* **Data extract**

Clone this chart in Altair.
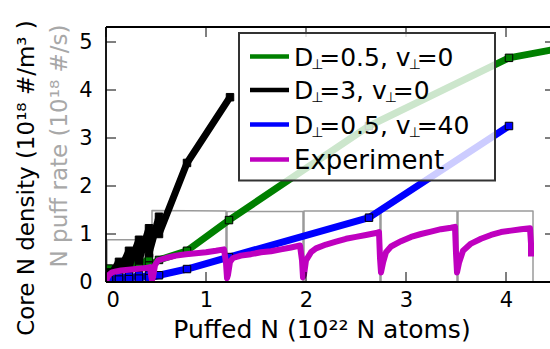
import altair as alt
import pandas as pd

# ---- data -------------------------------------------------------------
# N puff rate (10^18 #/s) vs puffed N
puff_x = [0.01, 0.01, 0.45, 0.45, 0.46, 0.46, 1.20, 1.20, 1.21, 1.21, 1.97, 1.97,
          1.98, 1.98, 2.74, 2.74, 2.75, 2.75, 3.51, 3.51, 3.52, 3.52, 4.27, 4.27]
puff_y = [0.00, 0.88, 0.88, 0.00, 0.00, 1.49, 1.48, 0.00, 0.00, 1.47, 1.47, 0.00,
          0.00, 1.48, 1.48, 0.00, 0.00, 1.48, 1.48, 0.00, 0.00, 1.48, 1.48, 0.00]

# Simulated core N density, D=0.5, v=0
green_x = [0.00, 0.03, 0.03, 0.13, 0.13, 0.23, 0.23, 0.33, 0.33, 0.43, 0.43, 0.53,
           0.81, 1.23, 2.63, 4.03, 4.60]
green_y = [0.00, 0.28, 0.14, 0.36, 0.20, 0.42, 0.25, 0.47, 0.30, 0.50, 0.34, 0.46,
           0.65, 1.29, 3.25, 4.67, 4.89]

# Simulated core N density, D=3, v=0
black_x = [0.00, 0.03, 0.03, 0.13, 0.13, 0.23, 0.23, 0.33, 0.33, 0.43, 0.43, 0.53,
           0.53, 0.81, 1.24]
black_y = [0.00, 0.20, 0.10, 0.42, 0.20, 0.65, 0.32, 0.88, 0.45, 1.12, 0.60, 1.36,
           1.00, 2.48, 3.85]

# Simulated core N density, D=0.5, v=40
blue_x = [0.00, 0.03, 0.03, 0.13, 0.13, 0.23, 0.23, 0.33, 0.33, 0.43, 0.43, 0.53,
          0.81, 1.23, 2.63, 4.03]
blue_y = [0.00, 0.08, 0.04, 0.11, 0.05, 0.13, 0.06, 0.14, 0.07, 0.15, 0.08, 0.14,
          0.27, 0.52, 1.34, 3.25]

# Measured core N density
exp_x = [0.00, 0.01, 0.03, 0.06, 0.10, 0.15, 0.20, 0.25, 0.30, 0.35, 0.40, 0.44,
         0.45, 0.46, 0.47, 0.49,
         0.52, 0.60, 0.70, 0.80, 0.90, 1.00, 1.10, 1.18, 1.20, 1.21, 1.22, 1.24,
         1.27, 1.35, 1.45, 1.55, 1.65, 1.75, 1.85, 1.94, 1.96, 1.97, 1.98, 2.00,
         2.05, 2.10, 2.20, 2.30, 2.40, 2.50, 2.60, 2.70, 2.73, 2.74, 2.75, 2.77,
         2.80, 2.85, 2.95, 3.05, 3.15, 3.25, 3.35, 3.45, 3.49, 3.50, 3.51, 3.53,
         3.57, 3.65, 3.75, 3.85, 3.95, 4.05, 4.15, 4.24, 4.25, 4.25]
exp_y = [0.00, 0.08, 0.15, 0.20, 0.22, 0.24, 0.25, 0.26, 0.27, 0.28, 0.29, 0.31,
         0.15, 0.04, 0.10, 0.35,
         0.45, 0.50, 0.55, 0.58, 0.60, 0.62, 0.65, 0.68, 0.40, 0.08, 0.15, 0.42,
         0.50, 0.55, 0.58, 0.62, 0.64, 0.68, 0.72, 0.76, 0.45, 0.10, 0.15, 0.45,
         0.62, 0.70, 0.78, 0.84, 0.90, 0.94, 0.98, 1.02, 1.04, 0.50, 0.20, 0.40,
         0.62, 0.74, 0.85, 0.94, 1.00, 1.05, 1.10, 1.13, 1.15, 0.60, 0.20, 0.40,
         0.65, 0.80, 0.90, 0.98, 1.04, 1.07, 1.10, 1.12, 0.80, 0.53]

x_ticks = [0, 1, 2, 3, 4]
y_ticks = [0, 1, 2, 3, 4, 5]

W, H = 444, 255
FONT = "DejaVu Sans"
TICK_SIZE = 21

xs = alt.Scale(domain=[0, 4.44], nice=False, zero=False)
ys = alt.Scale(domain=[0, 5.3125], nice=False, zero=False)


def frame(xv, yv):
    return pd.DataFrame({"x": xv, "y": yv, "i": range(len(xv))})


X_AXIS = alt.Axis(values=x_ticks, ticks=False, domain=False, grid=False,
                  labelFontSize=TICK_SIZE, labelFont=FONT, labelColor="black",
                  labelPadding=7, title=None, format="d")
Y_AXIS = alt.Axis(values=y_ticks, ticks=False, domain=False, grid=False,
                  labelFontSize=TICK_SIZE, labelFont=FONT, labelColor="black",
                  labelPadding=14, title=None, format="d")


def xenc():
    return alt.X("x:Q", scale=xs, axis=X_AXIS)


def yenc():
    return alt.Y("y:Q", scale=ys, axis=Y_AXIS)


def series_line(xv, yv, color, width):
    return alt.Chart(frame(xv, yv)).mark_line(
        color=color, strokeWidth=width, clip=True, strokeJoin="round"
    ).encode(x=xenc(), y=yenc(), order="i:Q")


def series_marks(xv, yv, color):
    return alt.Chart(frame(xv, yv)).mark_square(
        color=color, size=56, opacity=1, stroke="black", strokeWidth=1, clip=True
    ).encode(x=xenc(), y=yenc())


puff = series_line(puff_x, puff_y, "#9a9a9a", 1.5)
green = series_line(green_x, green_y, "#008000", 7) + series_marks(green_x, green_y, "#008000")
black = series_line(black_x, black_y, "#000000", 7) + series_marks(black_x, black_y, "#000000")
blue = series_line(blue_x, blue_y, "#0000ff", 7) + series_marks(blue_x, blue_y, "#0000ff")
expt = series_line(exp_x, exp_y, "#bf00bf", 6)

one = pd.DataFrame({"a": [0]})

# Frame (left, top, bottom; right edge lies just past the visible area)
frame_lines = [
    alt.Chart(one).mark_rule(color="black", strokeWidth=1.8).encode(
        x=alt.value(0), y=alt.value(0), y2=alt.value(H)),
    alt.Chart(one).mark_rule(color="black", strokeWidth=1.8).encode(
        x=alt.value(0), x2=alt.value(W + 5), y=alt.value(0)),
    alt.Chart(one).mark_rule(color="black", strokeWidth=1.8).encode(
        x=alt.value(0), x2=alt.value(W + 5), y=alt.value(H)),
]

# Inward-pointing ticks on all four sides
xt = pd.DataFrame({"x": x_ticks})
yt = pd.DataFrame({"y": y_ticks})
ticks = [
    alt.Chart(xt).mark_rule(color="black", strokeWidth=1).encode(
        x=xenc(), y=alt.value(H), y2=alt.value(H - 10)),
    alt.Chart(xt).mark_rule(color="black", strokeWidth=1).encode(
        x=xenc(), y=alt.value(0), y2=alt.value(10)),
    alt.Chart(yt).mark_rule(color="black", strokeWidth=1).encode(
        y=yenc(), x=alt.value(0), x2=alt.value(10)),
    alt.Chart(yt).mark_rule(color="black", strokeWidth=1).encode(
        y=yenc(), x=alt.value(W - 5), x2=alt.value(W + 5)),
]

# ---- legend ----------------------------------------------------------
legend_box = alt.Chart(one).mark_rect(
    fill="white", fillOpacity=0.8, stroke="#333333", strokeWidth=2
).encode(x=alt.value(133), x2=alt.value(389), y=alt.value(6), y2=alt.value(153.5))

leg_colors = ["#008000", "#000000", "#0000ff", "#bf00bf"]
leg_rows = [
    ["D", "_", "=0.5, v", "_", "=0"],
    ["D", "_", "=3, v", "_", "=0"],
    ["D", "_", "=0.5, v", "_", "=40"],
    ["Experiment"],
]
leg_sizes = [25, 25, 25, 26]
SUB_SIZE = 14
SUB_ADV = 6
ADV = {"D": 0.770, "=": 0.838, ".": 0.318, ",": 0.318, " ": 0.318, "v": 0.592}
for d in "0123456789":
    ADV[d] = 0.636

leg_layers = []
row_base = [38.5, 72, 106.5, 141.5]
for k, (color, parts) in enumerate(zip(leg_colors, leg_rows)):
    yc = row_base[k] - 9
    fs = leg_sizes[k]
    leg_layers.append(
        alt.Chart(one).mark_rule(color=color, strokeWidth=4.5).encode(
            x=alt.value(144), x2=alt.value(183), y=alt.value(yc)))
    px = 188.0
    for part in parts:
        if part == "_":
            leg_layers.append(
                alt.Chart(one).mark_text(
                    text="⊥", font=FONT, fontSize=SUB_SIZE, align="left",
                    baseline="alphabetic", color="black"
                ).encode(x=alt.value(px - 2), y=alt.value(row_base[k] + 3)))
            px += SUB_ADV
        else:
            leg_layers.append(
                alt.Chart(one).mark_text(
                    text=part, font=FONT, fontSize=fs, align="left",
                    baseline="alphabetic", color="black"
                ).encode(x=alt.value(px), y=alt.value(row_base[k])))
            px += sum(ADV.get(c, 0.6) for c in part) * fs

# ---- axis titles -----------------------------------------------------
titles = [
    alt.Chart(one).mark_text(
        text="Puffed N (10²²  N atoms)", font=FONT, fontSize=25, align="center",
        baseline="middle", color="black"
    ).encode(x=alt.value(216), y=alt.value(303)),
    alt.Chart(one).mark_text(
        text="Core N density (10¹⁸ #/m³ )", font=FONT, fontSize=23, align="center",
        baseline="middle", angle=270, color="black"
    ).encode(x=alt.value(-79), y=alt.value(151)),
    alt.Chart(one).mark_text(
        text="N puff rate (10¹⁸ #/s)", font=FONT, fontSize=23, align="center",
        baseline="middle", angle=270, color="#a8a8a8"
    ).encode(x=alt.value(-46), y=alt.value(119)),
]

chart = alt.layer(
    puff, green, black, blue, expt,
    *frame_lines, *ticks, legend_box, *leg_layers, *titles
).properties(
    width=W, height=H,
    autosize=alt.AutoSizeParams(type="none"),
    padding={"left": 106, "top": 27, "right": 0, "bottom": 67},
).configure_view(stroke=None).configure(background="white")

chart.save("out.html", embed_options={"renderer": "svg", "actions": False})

* **What is being asked**
Restate exactly, please, only the lines between the start of the data and the line containing "1.48, 1.48, 0.00]", both ends included, skipping the pictures.

* **The output**
Clone this chart in Altair.
import altair as alt
import pandas as pd

# ---- data -------------------------------------------------------------
# N puff rate (10^18 #/s) vs puffed N
puff_x = [0.01, 0.01, 0.45, 0.45, 0.46, 0.46, 1.20, 1.20, 1.21, 1.21, 1.97, 1.97,
          1.98, 1.98, 2.74, 2.74, 2.75, 2.75, 3.51, 3.51, 3.52, 3.52, 4.27, 4.27]
puff_y = [0.00, 0.88, 0.88, 0.00, 0.00, 1.49, 1.48, 0.00, 0.00, 1.47, 1.47, 0.00,
          0.00, 1.48, 1.48, 0.00, 0.00, 1.48, 1.48, 0.00, 0.00, 1.48, 1.48, 0.00]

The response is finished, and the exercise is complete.